The proposed new monitoring scheme of ‘official visitors’ for our correctional institutions will replace the state’s so-called ‘independent inspectors scheme’ whereby unpaid inspectors, mostly justices of the peace, visit our prisons, equipped with little monitoring criteria or standards to guide their inspections. Since at least 2012 the government has been made aware, via an audit report of Ombudsman SA, that this scheme has been under-performing because the inspectors ‘are perceived to be identified with the department’.

The Bill’s OPCAT-style scheme has some strengths: firstly, it provides for a group of remunerated and relatively qualified monitors to make visits to our prisons so as to report to the Minister and the Department of Correctional Services on the current quality of treatment and to make recommendations on how it could be improved. To conduct this monitoring, under OPCAT these monitors need the power to make visits to all our prisons, announced or unannounced, to speak with prisoners privately and to access all relevant information.

The Bill needs to be amended.

The first problem is that the Bill does not sufficiently guarantee the independence of the official visitors, as it gives the Department of Correctional Services the responsibility of determining their remuneration and the Minister the responsibility for allocating their resources. This puts the inspectors in the invidious position of performing oversight of the same department from which it receives remuneration and resources. Western Australia has avoided this problem by giving the OPCAT monitoring role to its Ombudsman and its Office of the Inspector of Custodial Services, the latter of which is an independent statutory department receiving its budget direct from Treasury. In WA, both oversight bodies report directly to Parliament, unlike SA’s proposed mechanism.

Second, the Bill needs to separate the function of monitoring from other extraneous functions such as complaint handling and prisoner advocacy which are already undertaken by other bodies and will detract from, and dilute, the monitoring function.
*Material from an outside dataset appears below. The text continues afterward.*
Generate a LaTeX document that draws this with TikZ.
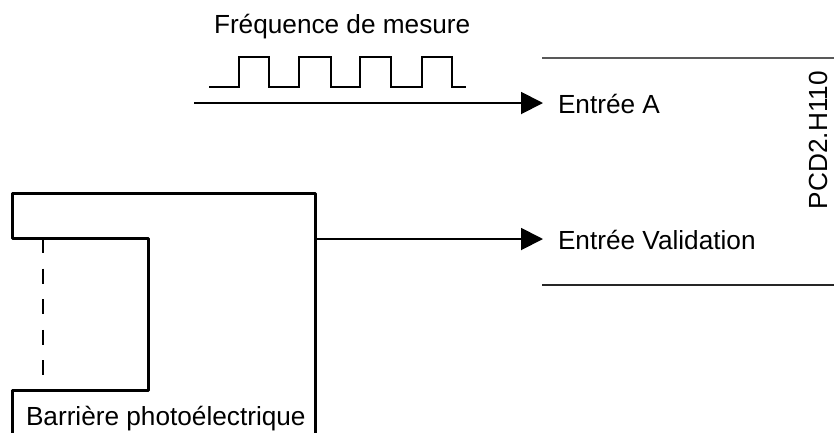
\documentclass[tikz,border=0pt]{standalone}
\usepackage{fontspec}
\setmainfont{Liberation Sans}
\usetikzlibrary{arrows.meta}
\tikzset{
  x=1pt,y=-1pt,
  lbl/.style={inner sep=0pt,outer sep=0pt,font=\fontsize{26.2}{30}\selectfont},
  thick outline/.style={line width=3pt,line join=round,line cap=round},
  pulse/.style={line width=1.9pt,line join=miter},
  signal/.style={line width=1.9pt,-{Triangle[length=22pt,width=22pt]}},
  rail/.style={line width=1.5pt},
}
\begin{document}
\begin{tikzpicture}
\useasboundingbox (0,0) rectangle (834,432);
% coordinates
\coordinate (srcA) at (194,103);
\coordinate (tipA) at (543,103);
\coordinate (srcV) at (316,239);
\coordinate (tipV) at (543,239);
\coordinate (railTL) at (542,58);
\coordinate (railTR) at (834,58);
\coordinate (railBL) at (542,285);
\coordinate (railBR) at (834,285);
\coordinate (beamT) at (43,238);
\coordinate (beamB) at (43,377);
% texts
\node[lbl,anchor=base west] (freq) at (214,33) {Fréquence de mesure};
\node[lbl,anchor=base west] (ea) at (558,113) {Entrée A};
\node[lbl,anchor=base west] (ev) at (558,249) {Entrée Validation};
\node[lbl,anchor=base west] (bp) at (26,425) {Barrière photoélectrique};
\node[lbl,anchor=base west,rotate=90] (pcd) at (827,209) {PCD2.H110};
% rails
\draw[rail,draw=black!65] (railTL) -- (railTR);
\draw[rail,draw=black!85] (railBL) -- (railBR);
% pulse train
\draw[pulse] (209,87) -- (239,87) -- (239,57) -- (269,57) -- (269,87) -- (299,87) -- (299,57) -- (331,57) -- (331,87) -- (360,87) -- (360,57) -- (391,57) -- (391,87) -- (422,87) -- (422,57) -- (452,57) -- (452,87) -- (466,87);
% arrows
\draw[signal] (srcA) -- (tipA);
\draw[signal] (srcV) -- (tipV);
% barrier
\draw[thick outline] (12,433) -- (12,390) -- (148,390) -- (148,238) -- (12,238) -- (12,193) -- (315.5,193) -- (315.5,433);
\draw[line width=2.2pt,dash pattern=on 15pt off 15.6pt] (beamT) -- (beamB);
\end{tikzpicture}
\end{document}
Third, it needs to clearly set out the powers of the official visitors so that these powers are not uncertain and impractical for effectively carrying out their functions. Presently it requires inspectors to apply in writing when they require information. This clumsy requirement impedes the making of unannounced visits to prisons and the accessing of all databases on arrival.

It gives more scope for a cover-up culture to thrive in our prisons which are out of public sight.

Finally, the proposed scheme needs to ensure the visibility of the state’s NPM as a key player in the prevention of ill-treatment and torture in our prisons. This visibility and transparency is important if the NPM is to enjoy both credibility and legitimacy.

Overall there is likely to be savings to government if it can get the design right from the start. We can see this by looking north: the many inadequacies in the Northern Territory’s youth justice detention system has led to much harm, expensive inquiries and avoidable costly litigation. Resourcing this external monitoring and ensuring it is independent, focused and rigorous will pay off.

It is a disservice to South Australians that the government chose not to undertake any consultation with key stakeholders on this important mechanism.

Instead of allowing the government to push through this half-baked scheme in the hope that problems can be corrected later, it is worth the Upper House giving this mechanism some proper attention so that the state does not introduce yet another inadequate scheme and then need to fund a string of inquiries as well as defend costly litigation.